Danish sculptor and recycled art activist Thomas Dambo invites Denmark residents into nature with ten sculptures hidden across the country. Inspired by childhood fairytales and folklore, Dambo spent six months of his socially distanced summer building colossal wooden trolls in the depths of Denmark’s fertile forests. Ranging from seven to eighteen metres in height, these sculptures are made of recycled and repurposed wood found locally by Dambo and his team. Made with different warm and cool-toned shades of lumber, these sculpted creatures blend seamlessly in their natural environment, serving as the perfect subjects for a nationwide corona-friendly troll hunt. Dambo strategically placed each sculpture in a remote location that is not only difficult to find but allows participants to reconnect with the wilderness rather than with people. 

As a symbol for exploring the unknown, trolls are a prevalent creature in Scandinavian folklore. Said to live far away from human activity in mountains and caves, trolls are solitary beings that perfectly echo the lonely sentiments many have been feeling during the pandemic. Dambo draws from these fairytales in order to rekindle a sense of adventure and community in Denmark for young and old audiences alike. These sculptures are built in a way where travellers can climb on and interact with the trolls while wildlife can grow to embellish it with entangled roots and flowering shrubs, ultimately nurturing a harmonious relationship between people and the environment.
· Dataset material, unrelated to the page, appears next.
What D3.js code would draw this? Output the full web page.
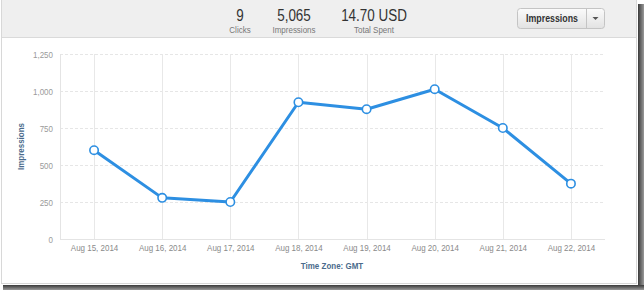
<!DOCTYPE html>
<html><head><meta charset="utf-8">
<script src="https://cdn.jsdelivr.net/npm/d3@7"></script>
<style>
html,body{margin:0;padding:0;background:#fff;}
svg{display:block;font-family:"Liberation Sans",Arial,sans-serif;}
</style></head>
<body>
<svg id="c" width="644" height="290"></svg>
<script>
const dates = ["Aug 15, 2014","Aug 16, 2014","Aug 17, 2014","Aug 18, 2014","Aug 19, 2014","Aug 20, 2014","Aug 21, 2014","Aug 22, 2014"];
const impressions = [600, 278, 250, 924, 877, 1012, 750, 374];
const yTicks = [0, 250, 500, 750, 1000, 1250];
const summaryValues = ["9", "5,065", "14.70 USD"];
const summaryLabels = ["Clicks", "Impressions", "Total Spent"];

const svg = d3.select("#c");
const defs = svg.append("defs");
const gR = defs.append("linearGradient").attr("id","shR").attr("x1",0).attr("x2",1).attr("y1",0).attr("y2",0);
gR.append("stop").attr("offset","0").attr("stop-color","#3a3a3a");
gR.append("stop").attr("offset","1").attr("stop-color","#9a9a9a");
const gB = defs.append("linearGradient").attr("id","shB").attr("x1",0).attr("x2",0).attr("y1",0).attr("y2",1);
gB.append("stop").attr("offset","0").attr("stop-color","#3a3a3a");
gB.append("stop").attr("offset","1").attr("stop-color","#9a9a9a");
const gBtn = defs.append("linearGradient").attr("id","btn").attr("x1",0).attr("x2",0).attr("y1",0).attr("y2",1);
gBtn.append("stop").attr("offset","0").attr("stop-color","#fbfbfb");
gBtn.append("stop").attr("offset","1").attr("stop-color","#e2e2e2");

// shadows
svg.append("rect").attr("x",638).attr("y",4).attr("width",6).attr("height",286).attr("fill","url(#shR)");
svg.append("rect").attr("x",3).attr("y",285).attr("width",641).attr("height",5).attr("fill","url(#shB)");

// panel
svg.append("rect").attr("x",1.5).attr("y",0.5).attr("width",635).attr("height",283).attr("fill","#fff").attr("stroke","#d8d8d8");
// header
svg.append("rect").attr("x",2).attr("y",0).attr("width",634).attr("height",37).attr("fill","#efefef");
svg.append("line").attr("x1",2).attr("x2",636).attr("y1",37.5).attr("y2",37.5).attr("stroke","#dadada");

const cond = 0.84;
function condense(sel){
  sel.each(function(){
    const w = this.getComputedTextLength();
    d3.select(this).attr("textLength", w*cond).attr("lengthAdjust","spacingAndGlyphs");
  });
}

const sumX = [240, 294, 374];
const sumG = svg.append("g");
sumG.selectAll("text.v").data(summaryValues).join("text").attr("class","v")
  .attr("x",(d,i)=>sumX[i]).attr("y",20.5).attr("text-anchor","middle")
  .attr("font-size",16).attr("fill","#333").text(d=>d).call(condense);
sumG.selectAll("text.l").data(summaryLabels).join("text").attr("class","l")
  .attr("x",(d,i)=>sumX[i]).attr("y",32.5).attr("text-anchor","middle")
  .attr("font-size",9.5).attr("fill","#777").text(d=>d).call(condense);

// button
const bg = svg.append("g");
bg.append("rect").attr("x",517.5).attr("y",8.5).attr("width",87).attr("height",20).attr("rx",3)
  .attr("fill","url(#btn)").attr("stroke","#c4c4c4");
bg.append("line").attr("x1",586.5).attr("x2",586.5).attr("y1",9).attr("y2",28).attr("stroke","#c4c4c4");
bg.append("text").attr("x",552).attr("y",22).attr("text-anchor","middle").attr("font-size",10.5)
  .attr("font-weight","bold").attr("fill","#333").text("Impressions").call(condense);
bg.append("path").attr("d","M592.5,17 L598.5,17 L595.5,20 Z").attr("fill","#555");

// chart
const x = d3.scalePoint().domain(dates).range([60,605]).padding(0.5);
const y = d3.scaleLinear().domain([0,1250]).range([239,54]);

const grid = svg.append("g");
grid.selectAll("line.h").data(yTicks.filter(d=>d>0)).join("line").attr("class","h")
  .attr("x1",60).attr("x2",605).attr("y1",d=>Math.round(y(d))+0.5).attr("y2",d=>Math.round(y(d))+0.5)
  .attr("stroke","#e6e6e6").attr("stroke-dasharray","3,2");
grid.selectAll("line.v").data(dates).join("line").attr("class","v")
  .attr("x1",d=>Math.round(x(d))+0.5).attr("x2",d=>Math.round(x(d))+0.5).attr("y1",54).attr("y2",239)
  .attr("stroke","#e8e8e8");
grid.append("line").attr("x1",60.5).attr("x2",60.5).attr("y1",54).attr("y2",239).attr("stroke","#e4e4e4");
grid.append("line").attr("x1",60).attr("x2",605).attr("y1",239.5).attr("y2",239.5).attr("stroke","#e4e4e4");

const yAxis = svg.append("g").attr("transform","translate(53,0)")
  .call(d3.axisLeft(y).tickValues(yTicks).tickSize(0).tickPadding(0).tickFormat(d3.format(",")));
yAxis.select(".domain").remove();
yAxis.selectAll("text").attr("font-size",9.5).attr("fill","#9a9a9a").attr("font-family","Liberation Sans, Arial, sans-serif").call(condense);

const xAxis = svg.append("g").attr("transform","translate(0,244.5)")
  .call(d3.axisBottom(x).tickSize(0).tickPadding(0));
xAxis.select(".domain").remove();
xAxis.selectAll("text").attr("font-size",9.5).attr("fill","#8a8a8a").attr("dy","0.71em").attr("font-family","Liberation Sans, Arial, sans-serif").call(condense);

svg.append("text").attr("x",332).attr("y",268.5).attr("text-anchor","middle").attr("font-size",9.5)
  .attr("font-weight","bold").attr("fill","#4a6b8c").text("Time Zone: GMT").call(condense);
svg.append("text").attr("transform","translate(24,146.5) rotate(-90)").attr("text-anchor","middle")
  .attr("font-size",9.5).attr("font-weight","bold").attr("fill","#4a6b8c").text("Impressions").call(condense);

const line = d3.line().x((d,i)=>x(dates[i])).y(d=>y(d));
svg.append("path").datum(impressions).attr("d",line).attr("fill","none")
  .attr("stroke","#2d8fe2").attr("stroke-width",3).attr("stroke-linejoin","round");
svg.selectAll("circle.p").data(impressions).join("circle").attr("class","p")
  .attr("cx",(d,i)=>x(dates[i])).attr("cy",d=>y(d)).attr("r",4.2)
  .attr("fill","#fff").attr("stroke","#2d8fe2").attr("stroke-width",1.6);
</script>
</body></html>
This is not the first troll hunt that Dambo has orchestrated. These mythical giants are clustered across the globe in Denmark, Belgium, South Korea, China, and the US. With a digital treasure map and poems engraved in stones near each sculpture, Dambo’s installations begin as enjoyable activities and end with a new understanding of the beauty in nature and the role sustainability plays in preserving it.